I kicked off my pride celebration early in Washington, DC during Memorial Day Weekend. It was DC’s annual Black Pride weekend and I had a great time being in the company of so many other people who identified as black, queer, and female. But even in the relative isolation of those parties and events, our existence was not homogeneous.

With the Defense of Marriage Act defeated last year, and states across the country challenging their same-sex marriage bans in a domino effect it’s safe to say that there is definitely a culture shift happening in the United States when it comes to same-sex couples. But many of us know that marriage is not the sole issue facing our community. While movements are carrying on across the country for racial justice, trans rights, fair wages, reproductive justice, and the rejection of sexism and gender policing, they also collectively represent the needs of LGBTQ identified individuals.

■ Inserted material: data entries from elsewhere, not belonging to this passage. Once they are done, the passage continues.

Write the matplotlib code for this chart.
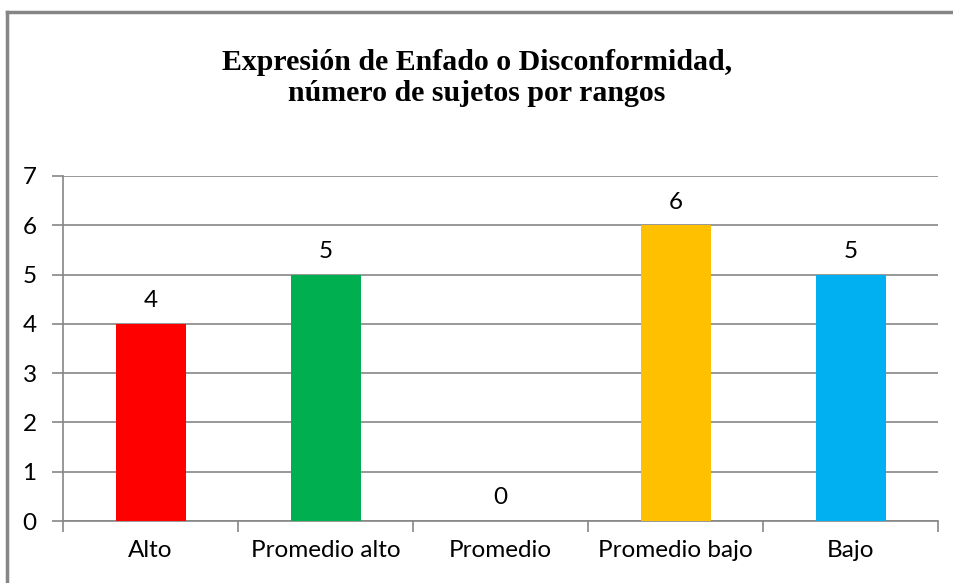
import matplotlib
matplotlib.use("Agg")
import matplotlib.pyplot as plt
from matplotlib.lines import Line2D

categories = ["Alto", "Promedio alto", "Promedio", "Promedio bajo", "Bajo"]
values = [4, 5, 0, 6, 5]
bar_colors = ["#FF0000", "#00B050", "#A5A5A5", "#FFC000", "#00B0F0"]
yticks = [0, 1, 2, 3, 4, 5, 6, 7]
title = "Expresión de Enfado o Disconformidad,\nnúmero de sujetos por rangos"

W, H = 954, 583
fig = plt.figure(figsize=(W / 100, H / 100), dpi=100)
fig.patch.set_facecolor("white")

# outer frame: only the top and left edges are visible in the reference
fx, fy = 7.5 / W, 1 - 11.5 / H
fig.add_artist(Line2D([fx, 1.0], [fy, fy], transform=fig.transFigure,
                      color="#868686", linewidth=2.5))
fig.add_artist(Line2D([fx, fx], [0.0, fy], transform=fig.transFigure,
                      color="#868686", linewidth=2.5))

left, right, top, bottom = 63, 938, 176, 521
ax = fig.add_axes([left / W, 1 - bottom / H, (right - left) / W, (bottom - top) / H])

x = list(range(len(categories)))
ax.bar(x, values, width=0.4, color=bar_colors, zorder=3)
ax.set_xlim(-0.5, len(categories) - 0.5)
ax.set_ylim(0, 7)
ax.set_yticks(yticks)
ax.set_yticklabels([str(v) for v in yticks])
ax.yaxis.grid(True, color="#868686", linewidth=1.2, zorder=0)
ax.set_axisbelow(True)

for s in ["top", "right"]:
    ax.spines[s].set_visible(False)
for s in ["left", "bottom"]:
    ax.spines[s].set_color("#868686")
    ax.spines[s].set_linewidth(1.2)

ax.set_xticks([i - 0.5 for i in range(len(categories) + 1)], minor=False)
ax.set_xticklabels([])
ax.set_xticks(x, minor=True)
ax.set_xticklabels(categories, minor=True)
ax.tick_params(axis="x", which="major", length=8, width=1.2, color="#868686", direction="out")
ax.tick_params(axis="x", which="minor", length=0, pad=14)
ax.tick_params(axis="y", length=8, width=1.2, color="#868686", direction="out", pad=11)

fam = ["Lato", "DejaVu Sans"]
fs = 17.5
for lbl in ax.get_xticklabels(minor=True) + ax.get_yticklabels():
    lbl.set_fontfamily(fam)
    lbl.set_fontsize(fs)
    lbl.set_color("black")

for xi, v in zip(x, values):
    ax.annotate(str(v), (xi, v), xytext=(0, 9), textcoords="offset points",
                ha="center", va="bottom", family=fam, fontsize=fs)

fig.text(0.5, 1 - 78 / H, title, ha="center", va="center",
         family=["Liberation Serif"], fontweight="bold", fontsize=21.5,
         linespacing=1.15)

fig.savefig("out.png", dpi=100)
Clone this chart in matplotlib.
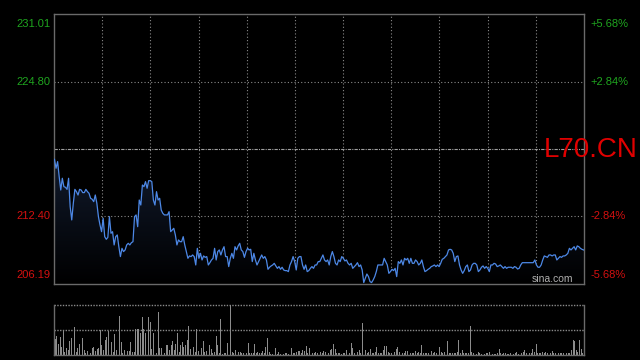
import matplotlib
matplotlib.use("Agg")
import matplotlib.pyplot as plt
import numpy as np
from matplotlib.colors import LinearSegmentedColormap

# ---- data ----
prev_close = 218.60
y_labels_left = ["231.01", "224.80", "212.40", "206.19"]
y_values = [231.01, 224.80, 212.40, 206.19]
y_labels_right = ["+5.68%", "+2.84%", "-2.84%", "-5.68%"]

prices = [
    217.65, 216.83, 217.44, 216.06, 214.83, 215.91, 215.14, 215.08, 214.89, 215.91,
    213.30, 212.08, 213.61, 214.89, 214.68, 214.37, 214.89, 214.83, 214.59, 214.59,
    214.89, 214.68, 214.53, 214.07, 213.98, 213.76, 214.37, 213.61, 212.38, 211.62,
    211.00, 212.23, 210.54, 210.30, 210.48, 212.38, 210.85, 211.00, 209.78, 210.54,
    210.70, 209.62, 208.71, 209.47, 209.17, 209.32, 209.78, 209.93, 209.78, 209.99,
    210.08, 212.38, 212.54, 211.46, 213.91, 213.45, 215.29,
    215.14, 215.60, 214.99, 215.69, 215.69, 215.60, 213.91, 213.45, 214.68, 213.91,
    214.07, 212.99, 212.69, 212.54, 212.54, 212.54, 212.84, 211.00, 211.16, 211.31,
    210.70, 209.78, 210.24, 210.08, 210.08, 210.54, 209.78, 209.17, 208.55, 208.77,
    208.71, 208.86, 208.71, 207.94, 209.47, 208.55, 209.01, 208.40, 208.77, 208.64,
    208.71, 207.94, 208.15, 208.40, 208.55, 209.47, 208.40, 209.17, 209.32, 208.86,
    209.32, 209.62, 208.71, 208.71, 207.79, 208.55, 209.01, 208.55, 209.62,
    209.32, 209.69, 209.93, 209.32, 209.17, 208.64, 209.17, 209.47, 209.32, 209.38,
    208.25, 209.01, 208.40, 207.94, 208.25, 208.55, 208.86, 208.55, 208.71, 208.40,
    207.54, 207.73, 207.85, 207.94, 208.09, 207.85, 207.63, 207.79, 207.54, 207.73,
    207.48, 207.42, 207.42, 207.33, 207.94, 208.25, 208.71, 208.25, 207.48, 208.55,
    208.71, 208.71, 207.94, 207.54, 207.94, 207.33, 207.42, 207.63, 207.79, 207.63,
    207.94, 207.94, 208.25, 208.25, 208.55, 208.86, 208.40, 208.25,
    208.40, 207.94, 208.71, 209.17, 208.71, 208.09, 207.94, 208.40, 208.25, 208.71,
    208.55, 208.31, 208.40, 208.09, 207.94, 208.09, 207.63, 207.79, 207.94, 208.15,
    207.79, 207.94, 207.48, 206.32, 206.71, 207.11, 206.87, 206.41, 206.32, 206.56,
    206.87, 207.33, 207.94, 207.94, 207.94, 207.94, 208.55, 208.25, 207.94, 207.17,
    207.33, 207.54, 207.42, 207.63, 206.87, 208.25, 208.09, 208.40, 207.94, 208.55,
    208.40, 208.55, 208.09, 208.55, 208.09, 208.09, 208.40,
    208.25, 207.94, 208.09, 208.40, 207.79, 207.33, 207.42, 207.54, 207.63, 207.79,
    207.85, 207.94, 207.79, 207.94, 207.79, 208.09, 208.46, 208.55, 208.71, 208.86,
    209.32, 209.38, 209.32, 209.01, 208.25, 208.71, 208.77, 207.94, 207.48, 207.17,
    207.42, 207.79, 207.94, 207.33, 207.48, 207.94, 208.09, 208.09, 207.94, 207.33,
    207.48, 207.73, 207.85, 207.63, 207.79, 207.63, 207.33, 207.94, 207.94, 208.09,
    208.03, 207.79, 207.85, 207.94, 207.79, 207.63, 207.79,
    207.63, 207.73, 207.73, 207.73, 207.63, 207.79, 207.73, 207.57, 207.63, 207.94,
    208.15, 208.15, 208.15, 208.15, 208.15, 208.15, 208.15, 208.15, 208.40, 207.94,
    207.73, 207.73, 207.94, 208.40, 208.77, 208.71, 208.64, 208.86, 208.86, 208.77,
    208.86, 208.86, 208.40, 208.55, 208.71, 208.64, 208.77, 208.77, 208.86, 209.01,
    209.47, 209.32, 209.47, 209.62, 209.32, 209.69, 209.62, 209.47, 209.38, 209.32,
]

volumes = [
    46, 56, 32, 52, 24, 74, 9, 19, 14, 42, 49, 49, 82, 9, 19, 32, 82, 49, 14, 6,
    12, 41, 4, 19, 24, 12, 16, 19, 74, 29, 14, 44, 54, 70, 34, 39, 9, 62, 14, 19,
    116, 37, 6, 14, 11, 11, 11, 37, 8, 8, 76, 76, 76, 66, 112, 76, 64, 76, 114, 98,
    16, 64, 44, 6, 128, 21, 21, 11, 6, 29, 29, 14, 29, 41, 14, 31, 64, 9, 29, 39,
    24, 29, 44, 86, 16, 9, 24, 9, 76, 11, 31, 19, 41, 9, 11, 22, 29, 16, 4, 9,
    56, 29, 6, 106, 2, 6, 6, 34, 34, 150, 9, 6, 14, 9, 9, 9, 4, 4, 8, 4,
    36, 4, 6, 4, 32, 6, 9, 4, 4, 11, 4, 24, 51, 9, 2, 2, 2, 19, 2, 8,
    2, 2, 2, 6, 4, 2, 4, 19, 4, 4, 8, 12, 10, 6, 14, 11, 26, 6, 19, 4,
    4, 4, 8, 4, 12, 9,
    6, 11, 9, 6, 4, 14, 16, 32, 18, 6, 6, 4, 2, 6, 6, 14, 4, 4, 36, 19,
    6, 8, 9, 14, 4, 96, 4, 14, 6, 9, 16, 4, 6, 9, 24, 4, 4, 6, 14, 26,
    26, 8, 4, 6, 44, 9, 16, 22, 9, 6, 4, 6, 11, 11, 19, 4, 4, 6, 11, 4,
    9, 4, 29, 4, 4, 6, 6, 4, 11, 4, 8, 4, 4, 22, 9, 4, 8, 4, 41, 4,
    4, 6, 4, 6, 8, 44, 4, 14, 4, 4, 4, 4, 86, 9, 4, 2, 2, 8, 4, 2,
    4, 2, 4, 6, 8, 2, 2, 2, 2, 4, 16, 4, 2, 4, 4, 2, 2, 4, 2, 2,
    4, 8, 2, 4, 4, 8, 14, 4, 4, 4, 6, 16, 8, 32, 4, 4, 6, 8, 6, 9,
    6, 16, 4, 10, 4, 6, 4, 4, 6, 4, 4, 14, 6, 6, 4, 14, 44, 42, 14, 8,
    44, 16, 4,
]

# ---- figure ----
plt.rcParams['font.family'] = ['Liberation Sans', 'DejaVu Sans']
fig = plt.figure(figsize=(6.4, 3.6), dpi=100, facecolor='black')

L, R = 54 / 640, 584 / 640
ax = fig.add_axes([L, 1 - 284 / 360, R - L, 270 / 360])
axv = fig.add_axes([L, 1 - 354.7 / 360, R - L, 50 / 360])

grid_c = '#8a8a8a'
spine_c = '#6a6a6a'
for a in (ax, axv):
    a.set_facecolor('black')
    a.set_xticks([])
    a.set_yticks([])
    for s in a.spines.values():
        s.set_color(spine_c)
        s.set_linewidth(1.0)

n = len(prices)
x = np.arange(n)
ymin, ymax = y_values[-1], y_values[0]
ax.set_xlim(-0.3, n - 0.7)
ax.set_ylim(ymin, ymax)

# vertical grid
for k in range(1, 11):
    xv = -0.3 + (n - 0.4) * k / 11
    ax.axvline(xv, color=grid_c, lw=0.8, ls=(0, (1, 2)), zorder=1)
# horizontal grid
for v in (y_values[1], y_values[2]):
    ax.axhline(v, color=grid_c, lw=0.8, ls=(0, (1, 2)), zorder=1)
ax.axhline(prev_close, color='#a0a0a0', lw=0.8, ls=(0, (3, 1, 1, 1)), zorder=1)

# gradient fill under line
poly = ax.fill_between(x, prices, ymin, color='none', lw=0)
cmap = LinearSegmentedColormap.from_list('g', ['#000000', '#111a2c'])
grad = np.linspace(0, 1, 256).reshape(-1, 1)
top_p = max(prices)
im = ax.imshow(grad, cmap=cmap, aspect='auto', origin='lower',
               extent=[x[0], x[-1], ymin, top_p], zorder=2)
path = poly.get_paths()[0]
im.set_clip_path(path, transform=ax.transData)

ax.plot(x, prices, color='#4d88e6', lw=0.9, zorder=3)
ax.set_xlim(-0.3, n - 0.7)
ax.set_ylim(ymin, ymax)

# labels
green, red = '#1fa51f', '#d41010'
cols = [green, green, red, red]
vas = ['top', 'center', 'center', 'bottom']
offs = [-0.45, 0, 0, 0.35]
for lab, v, c, va, o, rl in zip(y_labels_left, y_values, cols, vas, offs, y_labels_right):
    ax.text(-0.006, v + o, lab, transform=ax.get_yaxis_transform(), ha='right', va=va,
            color=c, fontsize=8)
    ax.text(1.012, v + o, rl, transform=ax.get_yaxis_transform(), ha='left', va=va,
            color=c, fontsize=8)

fig.text(544 / 640, 1 - 150 / 360, 'L70.CN', color='#e00000', fontsize=20,
         ha='left', va='center')
fig.text(532 / 640, 1 - 279 / 360, 'sina.com', color='#b0b0b0', fontsize=7.5,
         ha='left', va='center')

# volume
nv = len(volumes)
xv_ = np.arange(nv)
axv.bar(xv_, volumes, width=0.55, color='#8c8c8c', lw=0)
axv.set_xlim(-0.8, nv - 0.2)
axv.set_ylim(0, 150)
axv.spines['top'].set_visible(False)
axv.axhline(150, color=grid_c, lw=1.0, ls=(0, (1, 1)), clip_on=False)
axv.axhline(75, color=grid_c, lw=1.0, ls=(0, (1, 1)))

fig.savefig('out.png', dpi=100, facecolor='black')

All too often the issues and identities of LGBTQ identified people are fragmented and compartmentalized. Our experiences dictated by this hashtag or that thinkpiece. But our truths are never that streamlined. We are diverse and eccentric. We spread over economic, gender, class, age, race, ability, and education borders, just to name a few. And for me, I’m just as proud of being a woman, black, polyamorous, fat, and from Chicago as I am being queer.

Which makes me think that we can’t have pride or celebrate the month without acknowledging and celebrating the complex lived experiences of the individuals who create that community. We can not celebrate without recognizing that the very act of existing in resistance of dominant heteronormativity. We can not be proud in a vacuum of sanitized ‘queerness’ but bask in the glow of intersections and diversity.